* What to produce: Reproduce the lines of the material exactly, excluding every image.

* Provided material:
⁂

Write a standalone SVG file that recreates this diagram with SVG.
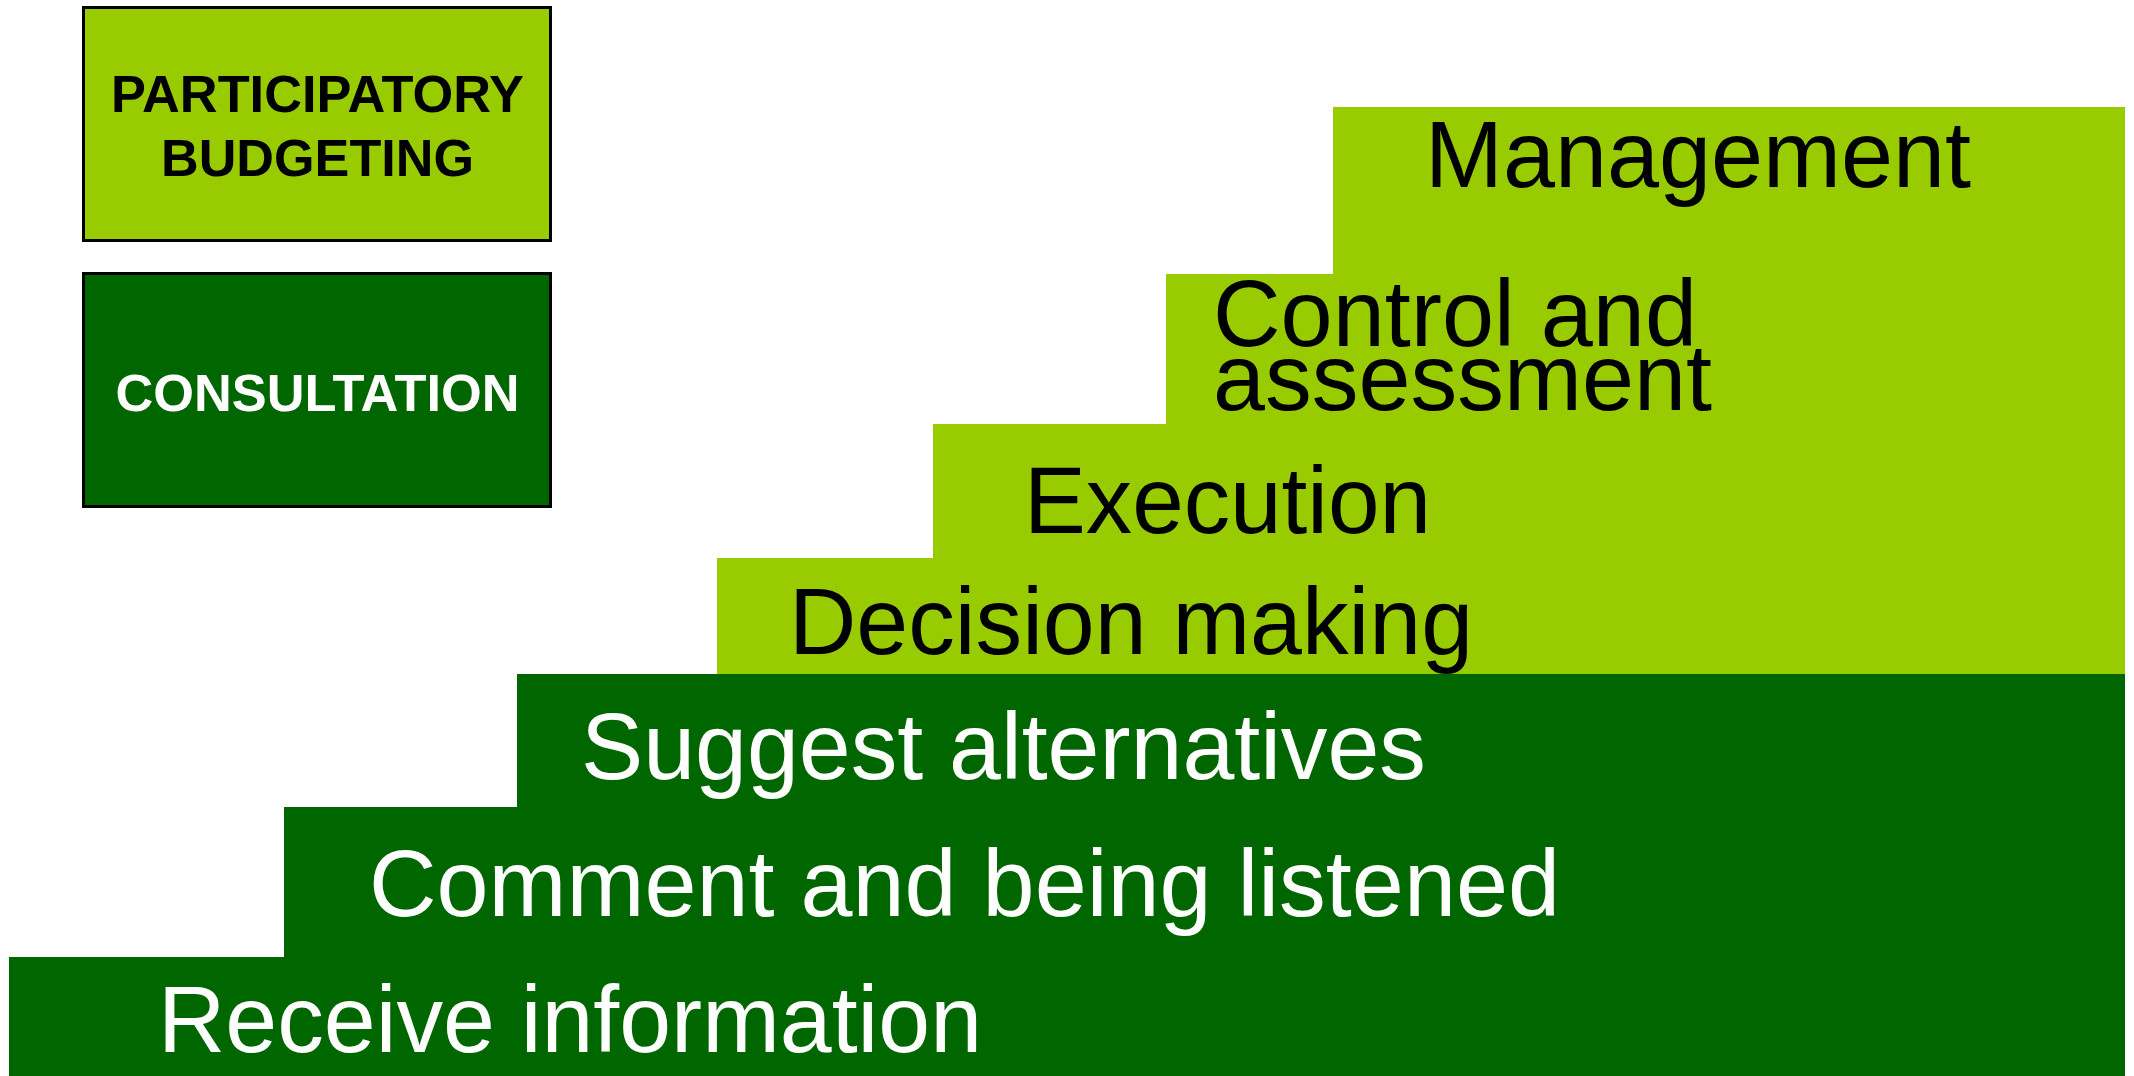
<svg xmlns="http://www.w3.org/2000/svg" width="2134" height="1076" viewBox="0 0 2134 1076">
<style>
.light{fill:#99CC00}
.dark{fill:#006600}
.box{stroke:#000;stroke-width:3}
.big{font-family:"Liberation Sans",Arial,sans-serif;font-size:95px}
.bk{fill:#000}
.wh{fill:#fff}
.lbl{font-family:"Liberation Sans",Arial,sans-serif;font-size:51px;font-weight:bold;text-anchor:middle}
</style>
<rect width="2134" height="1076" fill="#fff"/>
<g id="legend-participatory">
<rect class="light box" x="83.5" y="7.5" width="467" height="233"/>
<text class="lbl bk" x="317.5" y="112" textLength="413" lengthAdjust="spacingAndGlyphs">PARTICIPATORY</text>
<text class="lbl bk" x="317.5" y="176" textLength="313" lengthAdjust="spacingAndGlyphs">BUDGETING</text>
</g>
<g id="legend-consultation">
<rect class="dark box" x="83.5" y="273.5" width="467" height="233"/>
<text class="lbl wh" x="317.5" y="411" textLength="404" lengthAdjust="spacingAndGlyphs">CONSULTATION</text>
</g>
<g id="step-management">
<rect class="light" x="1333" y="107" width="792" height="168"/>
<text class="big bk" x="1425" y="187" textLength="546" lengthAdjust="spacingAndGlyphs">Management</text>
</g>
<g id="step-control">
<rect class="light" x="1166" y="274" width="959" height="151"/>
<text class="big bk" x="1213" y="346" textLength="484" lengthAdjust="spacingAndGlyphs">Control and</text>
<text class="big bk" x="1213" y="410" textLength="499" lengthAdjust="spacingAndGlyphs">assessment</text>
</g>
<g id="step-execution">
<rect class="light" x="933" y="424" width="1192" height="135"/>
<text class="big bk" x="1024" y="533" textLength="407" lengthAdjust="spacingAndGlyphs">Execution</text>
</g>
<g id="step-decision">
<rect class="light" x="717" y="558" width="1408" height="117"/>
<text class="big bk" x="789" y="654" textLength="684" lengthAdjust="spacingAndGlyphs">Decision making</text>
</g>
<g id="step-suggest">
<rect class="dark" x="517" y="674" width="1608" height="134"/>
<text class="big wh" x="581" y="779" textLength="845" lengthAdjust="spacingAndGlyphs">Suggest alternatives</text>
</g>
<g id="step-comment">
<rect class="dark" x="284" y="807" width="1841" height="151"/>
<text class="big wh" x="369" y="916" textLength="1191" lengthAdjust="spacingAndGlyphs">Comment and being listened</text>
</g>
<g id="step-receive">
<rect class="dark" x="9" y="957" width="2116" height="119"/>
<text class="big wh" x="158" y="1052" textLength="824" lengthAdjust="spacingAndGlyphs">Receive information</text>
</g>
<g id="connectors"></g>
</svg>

⁂

* Result:
Write a standalone SVG file that recreates this diagram with SVG.
<svg xmlns="http://www.w3.org/2000/svg" width="2134" height="1076" viewBox="0 0 2134 1076">
<style>
.light{fill:#99CC00}
.dark{fill:#006600}
.box{stroke:#000;stroke-width:3}
.big{font-family:"Liberation Sans",Arial,sans-serif;font-size:95px}
.bk{fill:#000}
.wh{fill:#fff}
.lbl{font-family:"Liberation Sans",Arial,sans-serif;font-size:51px;font-weight:bold;text-anchor:middle}
</style>
<rect width="2134" height="1076" fill="#fff"/>
<g id="legend-participatory">
<rect class="light box" x="83.5" y="7.5" width="467" height="233"/>
<text class="lbl bk" x="317.5" y="112" textLength="413" lengthAdjust="spacingAndGlyphs">PARTICIPATORY</text>
<text class="lbl bk" x="317.5" y="176" textLength="313" lengthAdjust="spacingAndGlyphs">BUDGETING</text>
</g>
<g id="legend-consultation">
<rect class="dark box" x="83.5" y="273.5" width="467" height="233"/>
<text class="lbl wh" x="317.5" y="411" textLength="404" lengthAdjust="spacingAndGlyphs">CONSULTATION</text>
</g>
<g id="step-management">
<rect class="light" x="1333" y="107" width="792" height="168"/>
<text class="big bk" x="1425" y="187" textLength="546" lengthAdjust="spacingAndGlyphs">Management</text>
</g>
<g id="step-control">
<rect class="light" x="1166" y="274" width="959" height="151"/>
<text class="big bk" x="1213" y="346" textLength="484" lengthAdjust="spacingAndGlyphs">Control and</text>
<text class="big bk" x="1213" y="410" textLength="499" lengthAdjust="spacingAndGlyphs">assessment</text>
</g>
<g id="step-execution">
<rect class="light" x="933" y="424" width="1192" height="135"/>
<text class="big bk" x="1024" y="533" textLength="407" lengthAdjust="spacingAndGlyphs">Execution</text>
</g>
<g id="step-decision">
<rect class="light" x="717" y="558" width="1408" height="117"/>
<text class="big bk" x="789" y="654" textLength="684" lengthAdjust="spacingAndGlyphs">Decision making</text>
</g>
<g id="step-suggest">
<rect class="dark" x="517" y="674" width="1608" height="134"/>
<text class="big wh" x="581" y="779" textLength="845" lengthAdjust="spacingAndGlyphs">Suggest alternatives</text>
</g>
<g id="step-comment">
<rect class="dark" x="284" y="807" width="1841" height="151"/>
<text class="big wh" x="369" y="916" textLength="1191" lengthAdjust="spacingAndGlyphs">Comment and being listened</text>
</g>
<g id="step-receive">
<rect class="dark" x="9" y="957" width="2116" height="119"/>
<text class="big wh" x="158" y="1052" textLength="824" lengthAdjust="spacingAndGlyphs">Receive information</text>
</g>
<g id="connectors"></g>
</svg>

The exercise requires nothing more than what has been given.